**Problem details**
Restate the whole listing word for word. Pictures are left out.

**Material provided**
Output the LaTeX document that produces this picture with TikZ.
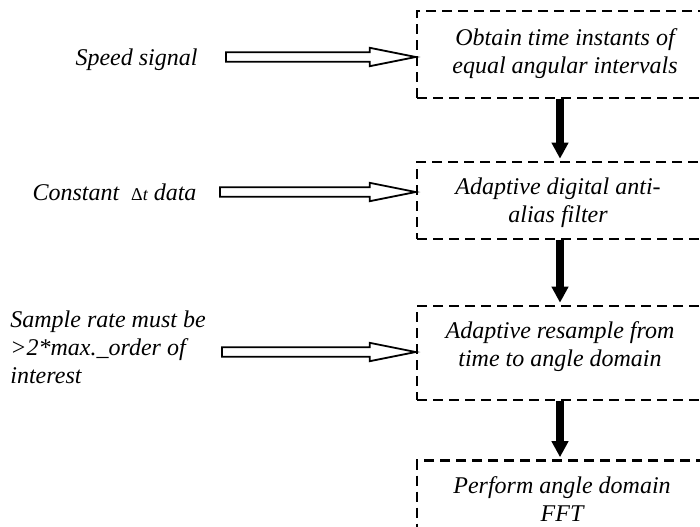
\documentclass[tikz,border=0pt]{standalone}
\usepackage{fontspec}
\setmainfont{Liberation Serif}
\usetikzlibrary{arrows.meta,calc}
\tikzset{
 box/.style={draw, line width=1.3pt, dash pattern=on 5pt off 3pt, minimum width=143pt, inner sep=0pt},
 boxtext/.style={font=\itshape\fontsize{12}{14}\selectfont, align=center, inner sep=0pt},
 lbl/.style={font=\itshape\fontsize{12}{14}\selectfont, align=left, inner sep=0pt},
 harr/.style={draw, line width=0.9pt, fill=white},
 varr/.style={line width=4pt, -{Triangle[width=8pt,length=8pt]}, shorten >=1pt},
}
\newcommand\harrow[2]{\path[harr] let \p1=(#1), \p2=(#2) in (\x1,\y1+2.35pt) -- (\x2-23pt,\y1+2.35pt) -- (\x2-23pt,\y1+4.6pt) -- (\x2,\y1) -- (\x2-23pt,\y1-4.6pt) -- (\x2-23pt,\y1-2.35pt) -- (\x1,\y1-2.35pt) -- cycle;}
\begin{document}
\begin{tikzpicture}[x=0.5pt,y=-0.5pt]
\useasboundingbox (0,0) rectangle (700,526);
\clip (0,0) rectangle (700,526);
% boxes
\node[box, minimum height=43.5pt] (b1) at (560,54.5) {};
\node[box, minimum height=38.5pt] (b2) at (560,200.5) {};
\node[box, minimum height=47pt] (b3) at (560,353) {};
\node[box, minimum height=42.5pt] (b4) at (560,503) {};
% box texts
\node[boxtext] (t1) at (565,54) {Obtain time instants of\\equal angular intervals};
\node[boxtext] (t2) at (558,202.5) {Adaptive digital anti-\\alias filter};
\node[boxtext] (t3) at (560,346.5) {Adaptive resample from\\time to angle domain};
\node[boxtext] (t4) at (562,499.5) {Perform angle domain\\FFT};
% left labels
\node[lbl] (l1) at (136.5,60) {Speed signal};
\node[lbl] (l2) at (114.5,192) {Constant \ {\upshape\fontsize{9}{10}\selectfont Δ\itshape t} data};
\node[lbl, anchor=west] (l3) at (10,347) {Sample rate must be\\>2*max.\_order of\\interest};
% hollow arrows
\coordinate (s1) at (226,57);
\coordinate (s2) at (220,192);
\coordinate (s3) at (222,352);
\harrow{s1}{b1.west |- s1}
\harrow{s2}{b2.west |- s2}
\harrow{s3}{b3.west |- s3}
% down arrows
\draw[varr] (b1.south) -- (b2.north);
\draw[varr] (b2.south) -- (b3.north);
\draw[varr] (b3.south) -- (b4.north);
\end{tikzpicture}
\end{document}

**Solution below**
Output the LaTeX document that produces this picture with TikZ.
\documentclass[tikz,border=0pt]{standalone}
\usepackage{fontspec}
\setmainfont{Liberation Serif}
\usetikzlibrary{arrows.meta,calc}
\tikzset{
 box/.style={draw, line width=1.3pt, dash pattern=on 5pt off 3pt, minimum width=143pt, inner sep=0pt},
 boxtext/.style={font=\itshape\fontsize{12}{14}\selectfont, align=center, inner sep=0pt},
 lbl/.style={font=\itshape\fontsize{12}{14}\selectfont, align=left, inner sep=0pt},
 harr/.style={draw, line width=0.9pt, fill=white},
 varr/.style={line width=4pt, -{Triangle[width=8pt,length=8pt]}, shorten >=1pt},
}
\newcommand\harrow[2]{\path[harr] let \p1=(#1), \p2=(#2) in (\x1,\y1+2.35pt) -- (\x2-23pt,\y1+2.35pt) -- (\x2-23pt,\y1+4.6pt) -- (\x2,\y1) -- (\x2-23pt,\y1-4.6pt) -- (\x2-23pt,\y1-2.35pt) -- (\x1,\y1-2.35pt) -- cycle;}
\begin{document}
\begin{tikzpicture}[x=0.5pt,y=-0.5pt]
\useasboundingbox (0,0) rectangle (700,526);
\clip (0,0) rectangle (700,526);
% boxes
\node[box, minimum height=43.5pt] (b1) at (560,54.5) {};
\node[box, minimum height=38.5pt] (b2) at (560,200.5) {};
\node[box, minimum height=47pt] (b3) at (560,353) {};
\node[box, minimum height=42.5pt] (b4) at (560,503) {};
% box texts
\node[boxtext] (t1) at (565,54) {Obtain time instants of\\equal angular intervals};
\node[boxtext] (t2) at (558,202.5) {Adaptive digital anti-\\alias filter};
\node[boxtext] (t3) at (560,346.5) {Adaptive resample from\\time to angle domain};
\node[boxtext] (t4) at (562,499.5) {Perform angle domain\\FFT};
% left labels
\node[lbl] (l1) at (136.5,60) {Speed signal};
\node[lbl] (l2) at (114.5,192) {Constant \ {\upshape\fontsize{9}{10}\selectfont Δ\itshape t} data};
\node[lbl, anchor=west] (l3) at (10,347) {Sample rate must be\\>2*max.\_order of\\interest};
% hollow arrows
\coordinate (s1) at (226,57);
\coordinate (s2) at (220,192);
\coordinate (s3) at (222,352);
\harrow{s1}{b1.west |- s1}
\harrow{s2}{b2.west |- s2}
\harrow{s3}{b3.west |- s3}
% down arrows
\draw[varr] (b1.south) -- (b2.north);
\draw[varr] (b2.south) -- (b3.north);
\draw[varr] (b3.south) -- (b4.north);
\end{tikzpicture}
\end{document}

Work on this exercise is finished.